My daughter is a city girl, a New York City Manhattenite, a film producer, a young beauty and a career woman. She is indeed busy. And I am a factor of the past without, really, anything to contribute to her future. Also, I am not in need. If I were, I feel certain I could call on her and I have, once when I was in the hospital and when I needed to buy a car. Also, I have a sister who lives not too far away, and she is my mainstay. She has needed me and I have helped her and I need her and she helps me. I pay her to clean and to halp me with errands and we are friends, so our work days are also companionable.
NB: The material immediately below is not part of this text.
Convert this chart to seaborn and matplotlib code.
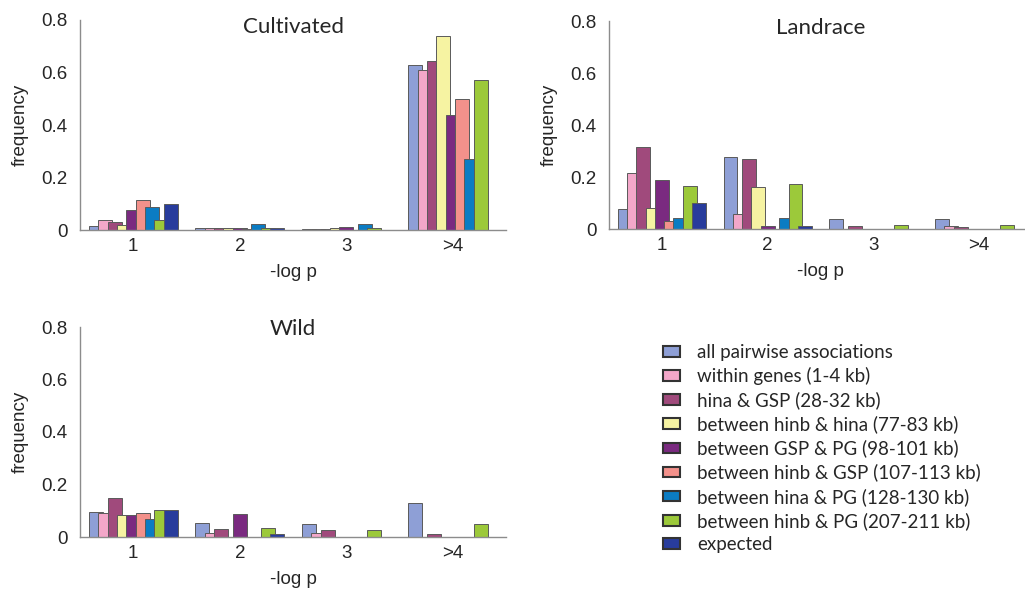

My daughter has the comfortable knowledge that I am not alone.
a line from a Catherine Davis poem:
"After a time all losses are the same
and we go out stripped the way we came."
It dishonors their memory to have not even mentioned all the animal companions I have loved and lost and whose portraits I have painted. They stare at me now and say, what about us? We loved you with our whole hearts! And, it is true, I have learned to deal with those losses as well. I have loved them too. From my earliest childhood these animal companions have been the safest and most devoted of love relationships. They do love with their whole hearts and I am never alone or lonely with their warm company.
Well there is plenty left after the losses, new animals in my home and heart, new friends, and the everpresent gift of the changing seasons. This August and September was the most beautiful pair of months I remember. Every week was filled with cool sunshine days with just enough rain, mostly in the evenings to keep the green world happy! The leaves are just beginning to turn and I have beautiful, peaceful places close by, as close as my own yard, in which to walk and contemplate my life and times. The larger world outside may be in turmoil, but my little world is at peace and it is beautiful!
There is no time for rancor or self recrimination, or resentment. There is only time for love and appreciation and enjoyment of the precious miracle of existence in this dimension. It isn't about what I have lost or what I don't have, not at all. It is all about what I HAVE and what is bountiful around me in the present.
It is certainly true, as the family psychologist explains in his article on estrangement, that the American family has changed and families have become disengaged, but the world has always changed and every family in my history, once lost a homeland, a home, a family, a personal history. It is what happens. What remains is what we need to focus on.